FDA warns of potentially deadly complications associated with blood clot filter implants

Fort Lauderdale women shares nightmare experience

One South Florida woman is sharing her nightmare story about a medical device she says nearly killed her.

The device is called an IVC filter. They're implanted in the main artery beneath your heart and lungs to protect them from blood clots. More patients across Florida and across the country are finding the devices may be more dangerous than the clots themselves. 

“Awful lot of pain, you know, imagine a balloon getting stretched,” says Clare Austin of blood clots cutting off circulation to her arms and legs.
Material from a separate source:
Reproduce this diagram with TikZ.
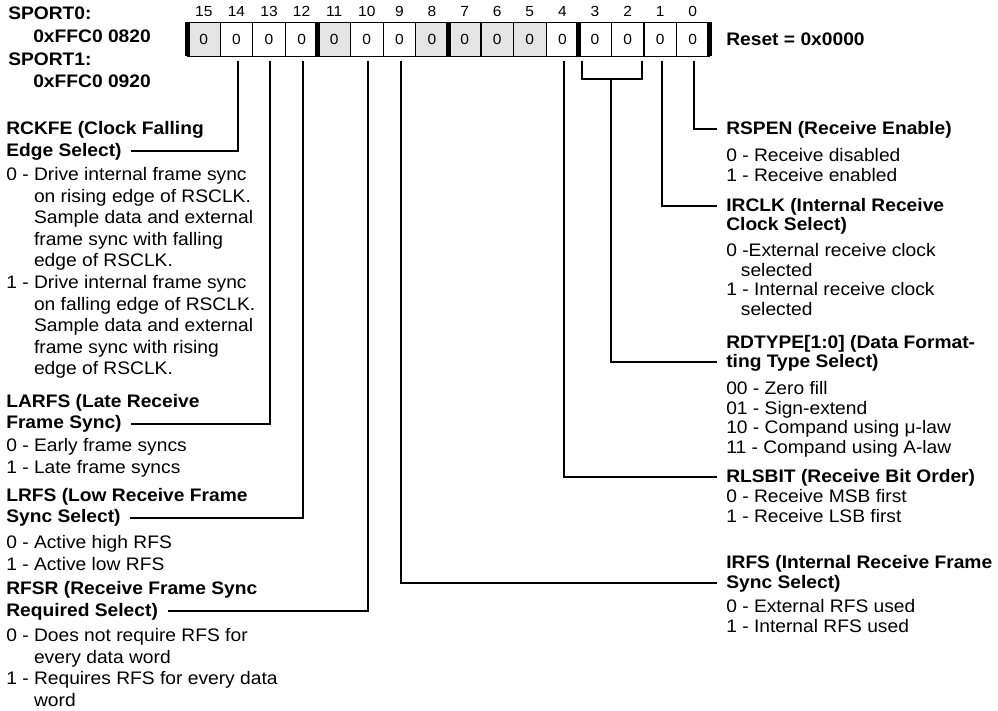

She has a blood condition that creates clots for virtually no reason.

“(Doctors) determined that it was safer to have a filter put in place,” said Austin.

Doctors implanted an IVC filter, made by Bard Medical, in the fall of 2010. By 2013 Austin new she had a problem.

“Can you describe the pain at all?” asked Contact 5 Investigator Jared Werksma.

“It's like a knife being pushed into your stomach,” said Austin. Her IVC filter had turned sideways. One of several potential problems with the devices the FDA has warned of since 2010.

“Thankfully my parents were here,” Austin said holding back tears. “They came and took care of me because I couldn't do anything, I couldn't move.”

Austin says the condition continued to worsen, until the filter perforated her artery and punctured her pancreas.

“I was in a position of, you can either leave this (in) and maybe die or you can try doing the surgery,” said Austin, who elected to take her chances in surgery.

After surgery she reached out to West Palm Beach Attorney Joe Johnson.

“By the time Clare reached out to me I had been involved in this litigation against Bard for quite some time,” says Johnson.

“How many people are walking around with these things in their chests?” asked Werksma.

“I believe that there are probably at least 100,000 of those filters that were implanted in people,” said Johnson. “They have a failure rate of more than 50 percent,”

”Where are you getting that number?” asked Werksma. “From Bard's documents,” Johnson replied.

Austin says she still struggles with pain from surgery to remove the IVC filter which was nearly two years ago now. Austin says surgeons had to make, approximately, a 10-inch incision in her belly to remove the filter which had twisted itself puncturing through the walls of the artery where it was implanted

“When I woke up I was in horrendous pain. A few days later when I finally saw the incision that was unbelievable,’ says Austin.

Austin says she can't undo the past but she is hoping her lawsuit against Bard Medical will help to make IVC filters and all medical devices safer in the future.

“They need to take responsibility for what they've done,” said Austin.

We reached out to Bard Medical for response to this story and they sent us the statement below.

“Bard is committed to ensuring the safety of our devices and the patients we serve. Bard filters undergo a thorough battery of testing in compliance with federal law, and are evaluated by the U.S. Food and Drug Administration (FDA) before reaching the market. They are implanted by physicians only after careful consideration of the risks and benefits of the device in light of each patient’s condition. As part of our commitment to safety, we conduct ongoing education and outreach to physicians and hospitals to help ensure the safe and appropriate use of our filters. While we can’t speak to the specific details of individual patient experiences, when used as instructed Bard IVC filters have a safety profile consistent with the medical guidelines published by the American College of Radiology (ACR) and Society of Interventional Radiologists (SIR).”

The FDA now recommends only using IVC filters on a temporary basis to protect against blood clots if medications and other remedies are not effective. Anyone with an IVC filter with questions should consult their physician.